»»
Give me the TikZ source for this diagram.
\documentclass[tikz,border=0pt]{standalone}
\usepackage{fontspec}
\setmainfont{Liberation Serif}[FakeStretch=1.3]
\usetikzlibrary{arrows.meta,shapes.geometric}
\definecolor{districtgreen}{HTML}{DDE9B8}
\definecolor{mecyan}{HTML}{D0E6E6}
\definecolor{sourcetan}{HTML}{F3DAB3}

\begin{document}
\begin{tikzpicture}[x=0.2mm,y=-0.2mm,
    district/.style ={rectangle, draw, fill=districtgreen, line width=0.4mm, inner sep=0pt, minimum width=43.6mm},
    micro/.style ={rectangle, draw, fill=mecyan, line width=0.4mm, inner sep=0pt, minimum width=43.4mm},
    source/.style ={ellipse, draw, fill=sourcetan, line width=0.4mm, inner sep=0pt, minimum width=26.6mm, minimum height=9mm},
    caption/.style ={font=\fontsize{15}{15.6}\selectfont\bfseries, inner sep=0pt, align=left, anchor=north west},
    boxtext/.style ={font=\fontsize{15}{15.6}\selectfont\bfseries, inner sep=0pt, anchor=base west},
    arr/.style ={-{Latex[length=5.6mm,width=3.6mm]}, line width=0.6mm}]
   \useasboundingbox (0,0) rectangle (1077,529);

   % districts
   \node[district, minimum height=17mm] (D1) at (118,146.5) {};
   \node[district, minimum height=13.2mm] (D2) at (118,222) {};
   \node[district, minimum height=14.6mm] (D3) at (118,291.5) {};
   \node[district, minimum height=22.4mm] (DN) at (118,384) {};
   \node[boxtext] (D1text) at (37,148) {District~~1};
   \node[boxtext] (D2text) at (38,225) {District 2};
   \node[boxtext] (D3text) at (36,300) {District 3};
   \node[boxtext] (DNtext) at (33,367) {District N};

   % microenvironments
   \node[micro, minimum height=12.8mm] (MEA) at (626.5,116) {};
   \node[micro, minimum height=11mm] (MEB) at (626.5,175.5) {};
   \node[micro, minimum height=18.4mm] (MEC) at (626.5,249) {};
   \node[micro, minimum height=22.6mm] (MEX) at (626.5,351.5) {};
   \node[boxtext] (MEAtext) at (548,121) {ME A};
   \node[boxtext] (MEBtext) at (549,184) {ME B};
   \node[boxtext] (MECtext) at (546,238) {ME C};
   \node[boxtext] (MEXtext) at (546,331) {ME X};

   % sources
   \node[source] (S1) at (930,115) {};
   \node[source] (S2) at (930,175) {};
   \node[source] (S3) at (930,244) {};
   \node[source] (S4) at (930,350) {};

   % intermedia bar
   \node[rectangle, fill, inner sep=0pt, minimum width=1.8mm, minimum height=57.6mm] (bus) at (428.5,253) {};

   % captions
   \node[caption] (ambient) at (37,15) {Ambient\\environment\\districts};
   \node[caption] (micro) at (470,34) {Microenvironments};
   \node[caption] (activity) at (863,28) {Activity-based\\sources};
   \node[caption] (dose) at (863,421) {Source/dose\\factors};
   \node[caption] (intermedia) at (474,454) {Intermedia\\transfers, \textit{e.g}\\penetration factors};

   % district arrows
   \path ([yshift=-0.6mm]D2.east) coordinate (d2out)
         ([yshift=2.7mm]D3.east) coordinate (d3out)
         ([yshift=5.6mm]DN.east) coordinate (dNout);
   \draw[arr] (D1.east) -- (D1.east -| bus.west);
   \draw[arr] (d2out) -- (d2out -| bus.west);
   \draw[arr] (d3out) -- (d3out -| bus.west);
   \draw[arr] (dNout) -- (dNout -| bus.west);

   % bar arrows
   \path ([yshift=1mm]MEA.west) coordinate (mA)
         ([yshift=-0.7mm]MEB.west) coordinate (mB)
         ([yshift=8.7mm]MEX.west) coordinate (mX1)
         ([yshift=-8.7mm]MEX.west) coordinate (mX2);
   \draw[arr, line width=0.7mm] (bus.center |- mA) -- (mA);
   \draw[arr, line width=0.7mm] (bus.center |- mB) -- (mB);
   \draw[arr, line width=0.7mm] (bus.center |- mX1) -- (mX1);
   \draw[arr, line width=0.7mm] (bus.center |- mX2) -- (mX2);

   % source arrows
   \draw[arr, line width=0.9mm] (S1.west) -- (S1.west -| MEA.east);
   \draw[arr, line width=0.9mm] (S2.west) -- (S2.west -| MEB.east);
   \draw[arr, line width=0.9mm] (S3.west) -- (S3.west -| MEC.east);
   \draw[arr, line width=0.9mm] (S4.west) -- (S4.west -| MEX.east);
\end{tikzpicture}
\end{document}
««
**Brief**
The listing above should be transcribed in full, exactly as written.

**Task solution**
Give me the TikZ source for this diagram.
\documentclass[tikz,border=0pt]{standalone}
\usepackage{fontspec}
\setmainfont{Liberation Serif}[FakeStretch=1.3]
\usetikzlibrary{arrows.meta,shapes.geometric}
\definecolor{districtgreen}{HTML}{DDE9B8}
\definecolor{mecyan}{HTML}{D0E6E6}
\definecolor{sourcetan}{HTML}{F3DAB3}

\begin{document}
\begin{tikzpicture}[x=0.2mm,y=-0.2mm,
    district/.style ={rectangle, draw, fill=districtgreen, line width=0.4mm, inner sep=0pt, minimum width=43.6mm},
    micro/.style ={rectangle, draw, fill=mecyan, line width=0.4mm, inner sep=0pt, minimum width=43.4mm},
    source/.style ={ellipse, draw, fill=sourcetan, line width=0.4mm, inner sep=0pt, minimum width=26.6mm, minimum height=9mm},
    caption/.style ={font=\fontsize{15}{15.6}\selectfont\bfseries, inner sep=0pt, align=left, anchor=north west},
    boxtext/.style ={font=\fontsize{15}{15.6}\selectfont\bfseries, inner sep=0pt, anchor=base west},
    arr/.style ={-{Latex[length=5.6mm,width=3.6mm]}, line width=0.6mm}]
   \useasboundingbox (0,0) rectangle (1077,529);

   % districts
   \node[district, minimum height=17mm] (D1) at (118,146.5) {};
   \node[district, minimum height=13.2mm] (D2) at (118,222) {};
   \node[district, minimum height=14.6mm] (D3) at (118,291.5) {};
   \node[district, minimum height=22.4mm] (DN) at (118,384) {};
   \node[boxtext] (D1text) at (37,148) {District~~1};
   \node[boxtext] (D2text) at (38,225) {District 2};
   \node[boxtext] (D3text) at (36,300) {District 3};
   \node[boxtext] (DNtext) at (33,367) {District N};

   % microenvironments
   \node[micro, minimum height=12.8mm] (MEA) at (626.5,116) {};
   \node[micro, minimum height=11mm] (MEB) at (626.5,175.5) {};
   \node[micro, minimum height=18.4mm] (MEC) at (626.5,249) {};
   \node[micro, minimum height=22.6mm] (MEX) at (626.5,351.5) {};
   \node[boxtext] (MEAtext) at (548,121) {ME A};
   \node[boxtext] (MEBtext) at (549,184) {ME B};
   \node[boxtext] (MECtext) at (546,238) {ME C};
   \node[boxtext] (MEXtext) at (546,331) {ME X};

   % sources
   \node[source] (S1) at (930,115) {};
   \node[source] (S2) at (930,175) {};
   \node[source] (S3) at (930,244) {};
   \node[source] (S4) at (930,350) {};

   % intermedia bar
   \node[rectangle, fill, inner sep=0pt, minimum width=1.8mm, minimum height=57.6mm] (bus) at (428.5,253) {};

   % captions
   \node[caption] (ambient) at (37,15) {Ambient\\environment\\districts};
   \node[caption] (micro) at (470,34) {Microenvironments};
   \node[caption] (activity) at (863,28) {Activity-based\\sources};
   \node[caption] (dose) at (863,421) {Source/dose\\factors};
   \node[caption] (intermedia) at (474,454) {Intermedia\\transfers, \textit{e.g}\\penetration factors};

   % district arrows
   \path ([yshift=-0.6mm]D2.east) coordinate (d2out)
         ([yshift=2.7mm]D3.east) coordinate (d3out)
         ([yshift=5.6mm]DN.east) coordinate (dNout);
   \draw[arr] (D1.east) -- (D1.east -| bus.west);
   \draw[arr] (d2out) -- (d2out -| bus.west);
   \draw[arr] (d3out) -- (d3out -| bus.west);
   \draw[arr] (dNout) -- (dNout -| bus.west);

   % bar arrows
   \path ([yshift=1mm]MEA.west) coordinate (mA)
         ([yshift=-0.7mm]MEB.west) coordinate (mB)
         ([yshift=8.7mm]MEX.west) coordinate (mX1)
         ([yshift=-8.7mm]MEX.west) coordinate (mX2);
   \draw[arr, line width=0.7mm] (bus.center |- mA) -- (mA);
   \draw[arr, line width=0.7mm] (bus.center |- mB) -- (mB);
   \draw[arr, line width=0.7mm] (bus.center |- mX1) -- (mX1);
   \draw[arr, line width=0.7mm] (bus.center |- mX2) -- (mX2);

   % source arrows
   \draw[arr, line width=0.9mm] (S1.west) -- (S1.west -| MEA.east);
   \draw[arr, line width=0.9mm] (S2.west) -- (S2.west -| MEB.east);
   \draw[arr, line width=0.9mm] (S3.west) -- (S3.west -| MEC.east);
   \draw[arr, line width=0.9mm] (S4.west) -- (S4.west -| MEX.east);
\end{tikzpicture}
\end{document}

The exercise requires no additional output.